Record set:

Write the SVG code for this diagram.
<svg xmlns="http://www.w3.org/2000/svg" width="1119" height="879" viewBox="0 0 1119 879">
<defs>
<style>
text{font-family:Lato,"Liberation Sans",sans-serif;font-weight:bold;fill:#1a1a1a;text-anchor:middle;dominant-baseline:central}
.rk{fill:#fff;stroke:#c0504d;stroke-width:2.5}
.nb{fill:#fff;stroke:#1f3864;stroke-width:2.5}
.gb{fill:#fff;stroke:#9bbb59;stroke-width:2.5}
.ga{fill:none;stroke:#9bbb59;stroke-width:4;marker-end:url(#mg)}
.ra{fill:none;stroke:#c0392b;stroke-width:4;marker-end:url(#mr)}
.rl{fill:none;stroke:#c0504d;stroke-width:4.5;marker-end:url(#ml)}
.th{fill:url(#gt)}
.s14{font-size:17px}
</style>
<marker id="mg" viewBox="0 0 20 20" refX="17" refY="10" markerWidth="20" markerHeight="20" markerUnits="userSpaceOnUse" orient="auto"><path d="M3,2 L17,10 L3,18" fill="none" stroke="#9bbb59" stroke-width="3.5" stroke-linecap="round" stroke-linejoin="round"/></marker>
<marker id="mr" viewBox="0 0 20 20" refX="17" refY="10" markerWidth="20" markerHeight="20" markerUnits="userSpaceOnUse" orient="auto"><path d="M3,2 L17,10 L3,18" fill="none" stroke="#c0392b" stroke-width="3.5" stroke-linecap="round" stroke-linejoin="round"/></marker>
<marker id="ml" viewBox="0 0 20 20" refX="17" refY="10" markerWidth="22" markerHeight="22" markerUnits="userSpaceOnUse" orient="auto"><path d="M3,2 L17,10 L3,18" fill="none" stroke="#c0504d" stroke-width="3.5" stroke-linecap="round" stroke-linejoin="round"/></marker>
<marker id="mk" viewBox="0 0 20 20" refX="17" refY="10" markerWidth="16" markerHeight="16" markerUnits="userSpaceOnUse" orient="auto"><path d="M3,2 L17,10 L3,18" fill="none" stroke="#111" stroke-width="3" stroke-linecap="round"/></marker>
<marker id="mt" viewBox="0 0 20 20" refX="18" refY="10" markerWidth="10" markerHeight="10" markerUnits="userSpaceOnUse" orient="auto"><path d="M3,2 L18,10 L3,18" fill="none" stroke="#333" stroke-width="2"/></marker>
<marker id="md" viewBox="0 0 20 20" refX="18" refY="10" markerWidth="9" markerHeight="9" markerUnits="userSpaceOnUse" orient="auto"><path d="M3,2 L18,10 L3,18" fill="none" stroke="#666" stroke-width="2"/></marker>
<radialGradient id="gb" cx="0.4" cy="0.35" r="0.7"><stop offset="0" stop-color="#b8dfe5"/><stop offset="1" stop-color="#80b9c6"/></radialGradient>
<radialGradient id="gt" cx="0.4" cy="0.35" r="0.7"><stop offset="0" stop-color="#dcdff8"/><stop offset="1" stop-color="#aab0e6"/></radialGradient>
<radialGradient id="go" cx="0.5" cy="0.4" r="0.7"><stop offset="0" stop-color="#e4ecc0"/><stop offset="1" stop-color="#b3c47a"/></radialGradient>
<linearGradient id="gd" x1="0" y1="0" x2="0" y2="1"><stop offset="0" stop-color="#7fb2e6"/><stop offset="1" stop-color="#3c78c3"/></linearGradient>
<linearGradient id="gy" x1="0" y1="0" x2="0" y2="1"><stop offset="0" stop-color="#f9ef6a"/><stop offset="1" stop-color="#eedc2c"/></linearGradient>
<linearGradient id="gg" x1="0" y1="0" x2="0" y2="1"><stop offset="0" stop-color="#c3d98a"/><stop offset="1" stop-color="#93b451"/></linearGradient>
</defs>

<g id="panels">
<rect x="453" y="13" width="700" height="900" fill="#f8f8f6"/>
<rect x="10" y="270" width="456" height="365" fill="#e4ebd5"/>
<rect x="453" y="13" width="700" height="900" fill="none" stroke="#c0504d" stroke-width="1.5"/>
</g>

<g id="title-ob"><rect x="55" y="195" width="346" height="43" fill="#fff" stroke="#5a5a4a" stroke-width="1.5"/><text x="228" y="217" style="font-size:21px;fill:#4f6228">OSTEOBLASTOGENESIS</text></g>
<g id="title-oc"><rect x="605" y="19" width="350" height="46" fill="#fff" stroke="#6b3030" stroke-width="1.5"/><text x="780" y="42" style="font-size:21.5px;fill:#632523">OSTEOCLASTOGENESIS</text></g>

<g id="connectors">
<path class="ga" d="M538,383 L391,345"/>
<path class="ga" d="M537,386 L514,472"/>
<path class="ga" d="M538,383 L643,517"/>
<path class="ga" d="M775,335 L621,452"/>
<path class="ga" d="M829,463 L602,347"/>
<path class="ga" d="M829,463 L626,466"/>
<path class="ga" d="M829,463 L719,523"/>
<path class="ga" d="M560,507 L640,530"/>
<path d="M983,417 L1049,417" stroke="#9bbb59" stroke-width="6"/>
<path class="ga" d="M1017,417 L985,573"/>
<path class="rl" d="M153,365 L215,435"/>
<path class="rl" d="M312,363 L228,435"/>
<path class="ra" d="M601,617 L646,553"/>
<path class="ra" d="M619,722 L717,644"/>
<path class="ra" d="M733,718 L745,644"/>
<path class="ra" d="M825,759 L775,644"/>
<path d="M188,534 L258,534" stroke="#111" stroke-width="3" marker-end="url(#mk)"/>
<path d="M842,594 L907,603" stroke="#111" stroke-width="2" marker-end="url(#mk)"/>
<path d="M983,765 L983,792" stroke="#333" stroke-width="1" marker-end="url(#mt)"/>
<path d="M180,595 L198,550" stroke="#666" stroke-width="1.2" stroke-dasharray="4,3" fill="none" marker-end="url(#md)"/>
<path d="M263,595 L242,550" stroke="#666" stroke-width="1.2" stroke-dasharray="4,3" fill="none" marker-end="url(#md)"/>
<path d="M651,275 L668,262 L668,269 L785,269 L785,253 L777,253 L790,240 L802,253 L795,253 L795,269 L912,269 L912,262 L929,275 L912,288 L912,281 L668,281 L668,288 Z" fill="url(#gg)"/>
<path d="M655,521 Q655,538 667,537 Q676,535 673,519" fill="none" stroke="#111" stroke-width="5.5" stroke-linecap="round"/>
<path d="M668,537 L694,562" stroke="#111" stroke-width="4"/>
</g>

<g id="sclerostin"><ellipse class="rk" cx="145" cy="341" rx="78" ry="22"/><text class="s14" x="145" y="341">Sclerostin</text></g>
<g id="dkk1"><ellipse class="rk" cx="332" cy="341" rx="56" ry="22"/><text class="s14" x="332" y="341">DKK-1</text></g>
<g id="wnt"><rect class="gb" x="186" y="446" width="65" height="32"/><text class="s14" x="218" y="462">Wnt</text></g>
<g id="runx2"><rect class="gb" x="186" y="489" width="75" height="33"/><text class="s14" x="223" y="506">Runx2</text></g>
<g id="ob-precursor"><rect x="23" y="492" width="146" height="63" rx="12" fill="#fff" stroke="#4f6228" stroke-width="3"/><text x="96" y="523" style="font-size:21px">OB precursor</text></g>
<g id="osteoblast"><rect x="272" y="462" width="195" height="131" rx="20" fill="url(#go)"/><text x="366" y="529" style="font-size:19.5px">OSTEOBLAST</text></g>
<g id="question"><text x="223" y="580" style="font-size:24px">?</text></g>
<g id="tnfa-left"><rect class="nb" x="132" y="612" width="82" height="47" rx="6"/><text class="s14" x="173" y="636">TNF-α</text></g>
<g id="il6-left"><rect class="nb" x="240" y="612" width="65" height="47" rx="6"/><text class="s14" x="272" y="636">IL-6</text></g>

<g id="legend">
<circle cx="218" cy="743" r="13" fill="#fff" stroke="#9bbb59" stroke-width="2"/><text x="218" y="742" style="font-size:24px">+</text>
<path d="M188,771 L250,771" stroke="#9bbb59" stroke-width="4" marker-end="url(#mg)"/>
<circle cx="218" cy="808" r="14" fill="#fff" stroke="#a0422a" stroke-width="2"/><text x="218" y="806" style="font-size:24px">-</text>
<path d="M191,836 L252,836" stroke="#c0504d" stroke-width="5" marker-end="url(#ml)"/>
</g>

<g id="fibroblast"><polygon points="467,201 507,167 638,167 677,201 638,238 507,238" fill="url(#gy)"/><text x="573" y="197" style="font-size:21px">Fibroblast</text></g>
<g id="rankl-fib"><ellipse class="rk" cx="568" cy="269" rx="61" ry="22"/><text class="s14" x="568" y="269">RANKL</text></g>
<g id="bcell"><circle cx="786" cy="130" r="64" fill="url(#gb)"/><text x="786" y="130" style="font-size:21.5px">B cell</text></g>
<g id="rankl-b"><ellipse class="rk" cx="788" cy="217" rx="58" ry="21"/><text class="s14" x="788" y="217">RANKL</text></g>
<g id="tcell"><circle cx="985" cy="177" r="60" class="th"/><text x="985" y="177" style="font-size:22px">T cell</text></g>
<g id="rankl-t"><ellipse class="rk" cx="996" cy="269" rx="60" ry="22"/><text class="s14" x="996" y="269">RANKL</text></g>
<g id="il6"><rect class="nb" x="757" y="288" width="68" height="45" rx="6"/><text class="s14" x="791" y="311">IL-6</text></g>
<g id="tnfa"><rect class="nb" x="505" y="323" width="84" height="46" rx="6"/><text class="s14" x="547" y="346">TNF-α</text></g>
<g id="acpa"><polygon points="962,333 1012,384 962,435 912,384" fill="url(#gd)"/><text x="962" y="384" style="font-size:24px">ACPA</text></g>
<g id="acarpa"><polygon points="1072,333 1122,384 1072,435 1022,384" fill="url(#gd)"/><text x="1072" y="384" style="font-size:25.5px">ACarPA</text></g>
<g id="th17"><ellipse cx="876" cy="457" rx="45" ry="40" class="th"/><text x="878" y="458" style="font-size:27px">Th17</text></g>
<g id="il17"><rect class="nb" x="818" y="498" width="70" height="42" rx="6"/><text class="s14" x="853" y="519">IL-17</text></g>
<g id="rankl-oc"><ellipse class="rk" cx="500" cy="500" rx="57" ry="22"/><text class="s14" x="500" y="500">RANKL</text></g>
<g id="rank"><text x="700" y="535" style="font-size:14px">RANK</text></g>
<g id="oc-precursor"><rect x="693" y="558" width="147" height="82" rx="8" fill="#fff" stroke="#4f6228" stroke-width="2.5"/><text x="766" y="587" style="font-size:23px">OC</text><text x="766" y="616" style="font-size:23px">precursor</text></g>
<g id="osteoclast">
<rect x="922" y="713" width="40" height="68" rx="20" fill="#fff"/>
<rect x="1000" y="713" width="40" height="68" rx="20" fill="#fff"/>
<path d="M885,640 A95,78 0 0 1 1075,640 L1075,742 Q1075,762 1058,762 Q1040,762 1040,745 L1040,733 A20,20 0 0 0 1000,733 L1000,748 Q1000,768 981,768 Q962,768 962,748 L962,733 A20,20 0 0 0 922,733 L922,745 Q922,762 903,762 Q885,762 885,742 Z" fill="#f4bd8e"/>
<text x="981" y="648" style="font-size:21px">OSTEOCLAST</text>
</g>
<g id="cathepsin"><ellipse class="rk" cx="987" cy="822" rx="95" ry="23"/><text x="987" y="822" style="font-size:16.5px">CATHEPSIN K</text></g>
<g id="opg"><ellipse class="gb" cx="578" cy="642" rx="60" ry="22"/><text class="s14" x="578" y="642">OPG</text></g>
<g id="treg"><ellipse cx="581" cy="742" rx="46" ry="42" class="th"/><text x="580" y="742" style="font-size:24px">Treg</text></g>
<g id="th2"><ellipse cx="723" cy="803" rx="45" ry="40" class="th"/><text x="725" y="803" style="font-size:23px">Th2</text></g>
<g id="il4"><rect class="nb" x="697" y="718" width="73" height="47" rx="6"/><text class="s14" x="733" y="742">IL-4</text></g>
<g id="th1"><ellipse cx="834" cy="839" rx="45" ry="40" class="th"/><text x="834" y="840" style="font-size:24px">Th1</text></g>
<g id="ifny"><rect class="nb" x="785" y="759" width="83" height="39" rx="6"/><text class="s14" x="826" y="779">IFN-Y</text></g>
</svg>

...

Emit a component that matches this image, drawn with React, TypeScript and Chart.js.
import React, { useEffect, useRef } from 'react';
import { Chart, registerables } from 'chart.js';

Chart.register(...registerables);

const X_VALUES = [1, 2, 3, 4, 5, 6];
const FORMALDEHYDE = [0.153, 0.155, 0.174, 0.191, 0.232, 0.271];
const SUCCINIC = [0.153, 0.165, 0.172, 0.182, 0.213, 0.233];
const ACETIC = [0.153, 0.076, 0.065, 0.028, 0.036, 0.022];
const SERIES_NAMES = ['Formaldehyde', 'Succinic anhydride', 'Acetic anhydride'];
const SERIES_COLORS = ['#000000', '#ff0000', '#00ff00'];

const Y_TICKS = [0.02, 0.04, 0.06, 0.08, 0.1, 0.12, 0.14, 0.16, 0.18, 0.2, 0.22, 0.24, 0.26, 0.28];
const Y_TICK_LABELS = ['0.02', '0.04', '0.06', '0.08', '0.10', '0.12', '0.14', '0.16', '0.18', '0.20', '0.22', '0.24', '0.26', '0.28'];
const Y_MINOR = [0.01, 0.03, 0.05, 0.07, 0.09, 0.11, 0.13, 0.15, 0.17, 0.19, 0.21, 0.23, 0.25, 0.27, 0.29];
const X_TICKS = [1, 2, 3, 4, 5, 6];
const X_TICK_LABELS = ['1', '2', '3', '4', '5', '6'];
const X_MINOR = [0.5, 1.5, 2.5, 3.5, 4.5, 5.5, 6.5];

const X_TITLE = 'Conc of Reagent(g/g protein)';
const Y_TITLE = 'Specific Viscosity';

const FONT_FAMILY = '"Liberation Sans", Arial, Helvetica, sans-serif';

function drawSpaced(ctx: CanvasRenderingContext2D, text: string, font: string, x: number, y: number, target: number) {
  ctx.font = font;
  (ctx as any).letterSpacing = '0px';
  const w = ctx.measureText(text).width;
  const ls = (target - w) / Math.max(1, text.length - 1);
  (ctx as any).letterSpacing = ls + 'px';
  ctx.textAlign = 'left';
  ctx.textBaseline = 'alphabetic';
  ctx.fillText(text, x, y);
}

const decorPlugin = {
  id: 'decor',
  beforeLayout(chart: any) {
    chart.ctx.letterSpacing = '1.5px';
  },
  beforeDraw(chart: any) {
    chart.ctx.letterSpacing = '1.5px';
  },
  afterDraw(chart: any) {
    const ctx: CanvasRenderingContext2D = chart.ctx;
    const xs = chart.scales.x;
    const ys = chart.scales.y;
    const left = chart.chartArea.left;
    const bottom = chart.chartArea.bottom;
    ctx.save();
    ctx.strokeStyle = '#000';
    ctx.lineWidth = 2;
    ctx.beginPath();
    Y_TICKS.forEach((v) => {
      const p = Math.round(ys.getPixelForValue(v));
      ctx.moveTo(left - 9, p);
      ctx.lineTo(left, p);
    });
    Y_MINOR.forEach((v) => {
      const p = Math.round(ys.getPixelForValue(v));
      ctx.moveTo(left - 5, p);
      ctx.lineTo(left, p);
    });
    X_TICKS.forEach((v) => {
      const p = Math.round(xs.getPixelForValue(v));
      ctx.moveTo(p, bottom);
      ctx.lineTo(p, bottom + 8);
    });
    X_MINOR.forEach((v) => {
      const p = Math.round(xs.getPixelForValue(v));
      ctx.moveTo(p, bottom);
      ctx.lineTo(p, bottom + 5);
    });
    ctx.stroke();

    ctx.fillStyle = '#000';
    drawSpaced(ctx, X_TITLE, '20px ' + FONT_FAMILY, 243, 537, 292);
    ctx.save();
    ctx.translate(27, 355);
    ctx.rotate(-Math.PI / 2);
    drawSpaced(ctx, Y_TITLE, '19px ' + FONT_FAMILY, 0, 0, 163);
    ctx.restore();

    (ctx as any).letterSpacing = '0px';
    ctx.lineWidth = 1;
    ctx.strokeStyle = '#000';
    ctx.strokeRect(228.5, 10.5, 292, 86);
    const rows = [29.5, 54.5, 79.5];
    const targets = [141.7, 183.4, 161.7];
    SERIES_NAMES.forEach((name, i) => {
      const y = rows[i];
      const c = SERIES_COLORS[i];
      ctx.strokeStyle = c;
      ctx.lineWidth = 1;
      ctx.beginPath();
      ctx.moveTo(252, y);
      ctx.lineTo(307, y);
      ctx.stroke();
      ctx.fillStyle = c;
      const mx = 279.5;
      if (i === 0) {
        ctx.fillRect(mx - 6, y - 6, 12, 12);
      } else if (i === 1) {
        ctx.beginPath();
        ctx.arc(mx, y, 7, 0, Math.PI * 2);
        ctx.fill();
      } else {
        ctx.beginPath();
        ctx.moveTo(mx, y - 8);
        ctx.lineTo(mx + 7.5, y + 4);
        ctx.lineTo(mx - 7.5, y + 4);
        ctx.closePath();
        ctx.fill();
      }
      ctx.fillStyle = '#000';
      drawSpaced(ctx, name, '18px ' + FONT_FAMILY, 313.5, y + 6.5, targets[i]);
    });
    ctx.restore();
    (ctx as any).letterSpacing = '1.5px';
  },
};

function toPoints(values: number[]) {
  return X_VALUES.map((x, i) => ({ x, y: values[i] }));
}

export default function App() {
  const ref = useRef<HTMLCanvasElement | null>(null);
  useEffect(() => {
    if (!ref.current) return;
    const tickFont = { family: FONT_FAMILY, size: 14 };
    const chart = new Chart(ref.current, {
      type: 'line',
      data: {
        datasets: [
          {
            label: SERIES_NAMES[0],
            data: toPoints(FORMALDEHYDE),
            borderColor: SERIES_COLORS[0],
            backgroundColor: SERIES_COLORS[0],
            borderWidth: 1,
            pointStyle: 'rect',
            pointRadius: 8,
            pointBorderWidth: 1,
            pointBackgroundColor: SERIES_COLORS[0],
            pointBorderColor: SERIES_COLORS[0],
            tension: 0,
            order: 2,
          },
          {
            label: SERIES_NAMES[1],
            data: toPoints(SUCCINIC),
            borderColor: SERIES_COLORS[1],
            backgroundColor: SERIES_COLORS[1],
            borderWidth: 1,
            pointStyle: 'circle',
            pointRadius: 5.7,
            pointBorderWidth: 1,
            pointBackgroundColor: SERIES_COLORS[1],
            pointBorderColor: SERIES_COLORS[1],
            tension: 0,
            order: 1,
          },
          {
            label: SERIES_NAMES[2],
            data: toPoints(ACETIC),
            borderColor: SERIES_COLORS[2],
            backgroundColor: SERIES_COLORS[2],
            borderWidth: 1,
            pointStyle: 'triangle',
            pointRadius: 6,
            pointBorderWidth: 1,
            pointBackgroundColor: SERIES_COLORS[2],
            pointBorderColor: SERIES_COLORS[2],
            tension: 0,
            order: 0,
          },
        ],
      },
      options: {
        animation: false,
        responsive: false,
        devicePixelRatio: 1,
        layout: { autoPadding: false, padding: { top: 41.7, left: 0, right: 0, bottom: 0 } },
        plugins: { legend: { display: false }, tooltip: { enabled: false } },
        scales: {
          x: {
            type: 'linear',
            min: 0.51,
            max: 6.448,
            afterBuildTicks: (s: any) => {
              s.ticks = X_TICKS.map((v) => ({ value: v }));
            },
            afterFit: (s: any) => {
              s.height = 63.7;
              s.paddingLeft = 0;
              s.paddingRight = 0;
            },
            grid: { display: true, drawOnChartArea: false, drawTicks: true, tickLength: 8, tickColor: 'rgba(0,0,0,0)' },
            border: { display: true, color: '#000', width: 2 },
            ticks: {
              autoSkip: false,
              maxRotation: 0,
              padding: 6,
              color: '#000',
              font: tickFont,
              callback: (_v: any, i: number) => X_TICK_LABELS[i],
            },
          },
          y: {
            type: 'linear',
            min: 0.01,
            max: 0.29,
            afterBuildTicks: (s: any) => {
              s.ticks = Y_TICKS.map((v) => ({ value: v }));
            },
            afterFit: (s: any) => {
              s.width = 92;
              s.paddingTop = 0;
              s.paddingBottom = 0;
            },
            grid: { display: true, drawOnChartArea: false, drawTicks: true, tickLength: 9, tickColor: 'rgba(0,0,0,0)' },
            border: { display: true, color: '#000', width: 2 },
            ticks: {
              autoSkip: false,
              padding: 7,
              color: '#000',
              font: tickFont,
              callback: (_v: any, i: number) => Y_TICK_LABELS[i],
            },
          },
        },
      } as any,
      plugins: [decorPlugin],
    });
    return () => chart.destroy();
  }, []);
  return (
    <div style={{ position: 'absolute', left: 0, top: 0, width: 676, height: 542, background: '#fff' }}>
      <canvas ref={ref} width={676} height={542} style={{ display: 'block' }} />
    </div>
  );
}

What to do:
State the count of lines with the word "React" in them, and write nothing else.

Written reply:
2